Proletarya saflarında küçük burjuvazinin sağlam kalıcı ve güvenilir dönüşümü sınıf düşmanlarıyla karşı karşıya gelinen açık çatışmalı alan ve görevler içerisinde gerçekleşir. İkinci bir durum ise proletaryanın devrim öğretisinin sürekli ve sistemli bir şekilde eğitim haline getirilmesidir. Sınıf ideolojisi-terbiye ve ahlakı nitelikli ve düzeyli bir eğitim içerisinde verildiğinde proleter dönüşüm gerçek haline gelir. İkisi bir birinden kopartılıp ayrıştırılamaz. Beraber iç içe, bütünlüklü ele alındığında devrimci dönüşüm gerçekleşir. Bazı dönemler devrimci savaş pratiği bazı dönemler devrimci eğitim pratikleri ön plana geçip öncelik haline gelebilir. İkisi de aynı oranda eşit temelde yürümeyebilir. Böyle bir yürüme gerçek olmaz. Ancak mutlak suretle birlikte ele alınıp yüründüğünde/yürütüldüğünde sonuç ve başarı elde edilir. Savaşırken de devrimci eğitimin vazgeçilmez temel dersi olan öğrenmek, devrimci eğitim pratiği yürütülürken de devrimci savaşın amacı ve pratiği temel görev haline getirilirse sonuç alınır ve başarı elde edilir. Savaşırken öğrenmek, öğrenirken savaşmak, öğrenirken öğretmek, öğretirken öğrenmek, eleştirirken özeleştiri vermeyi, özeleştiri verirken eleştirmeyi öğrenmek birlikte beraber ele alındığında devrimci dönüşüm kalıcı hale gelir.  

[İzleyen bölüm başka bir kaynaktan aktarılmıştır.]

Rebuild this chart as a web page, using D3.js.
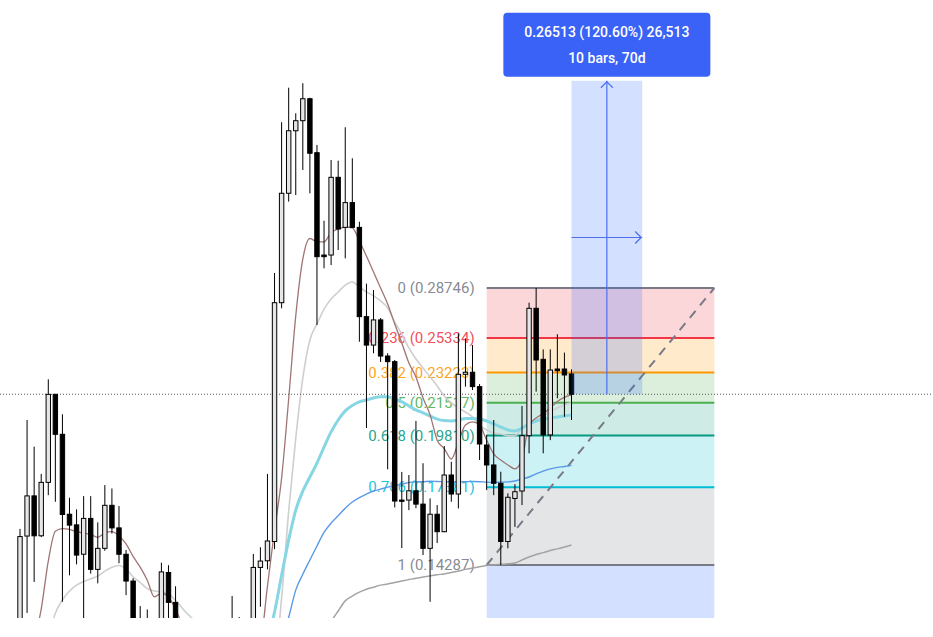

Unutmamak gerekir ki sınıfsal-içgüdüsel-alışkanlıkların gücüyle küçük burjuvazi her zaman kolayı, rahatı daha az riskli olanı kısa yoldan sonuca ve başarıya ulaşmayı tercih etmeye, seçmeye eğilimlidir. Bu gerçeklik onun üretimden kopuk dağınık düzensiz sistemsiz yaşamında, çalışma ve doğasında mevcuttur. Küçük burjuvazinin her zaman iki sandalye arasında sıkışıp oturma gerçekliğinin bilinciyle hareket edilmelidir.

Bugün de proletarya saflarında ki devrimcileşmeye kapalı ve uzak bir azınlık durumunda olan küçük burjuvalar sınıf düşmanlarıyla daha az çatışmalı daha az riskli görev ve alanları seçiyor.

Proleter devrimcilik teori / pratik, söylemle /eylem, amaçla/görevler arasında ki tutarlılık ve bütünlüktür. Küçük burjuva devrimciliği ise teori/pratik, söylemle /eylem arasında ki uçurumlara varan kopukluk, uzaklık ve tutarsızlıktır. Silahlı mücadeleden bahseder sınıf düşmanlarıyla en barışık yaşamı sürdürür. Gerilla alanından bahseder sınıf düşmanlarıyla en az çatışmalı en az riski en az bedel ödeyen yaşamı sürdürür. Sınıf savaşımından bahseder ancak en uzak alanda yaşamını sürdürmeye devam eder. “Hesap soracağız” sloganı atar. Düşmana bir taş bile atma cesaretini gösteremez.

Karşı devrimin ideolojik-politik saldırılarının boyutunu yarattığı dejenerasyon ve bozulmayı görmek anlamak kavramak için proleterleşmemekte akıl almaz direnç gösteren ayak direyen küçük burjuvaziye bakmak yeterlidir. Yalan ve manipülasyonda, abartı ve gerçekleri tahrif ve ters yüz etmede yaşanan sayısız örneklere bakıldığında görülecek ve anlaşılacaktır ki utanmaz, yüzsüz ve çirkinleşen bir küçük burjuva gerçekliği ile karşı karşıyayız.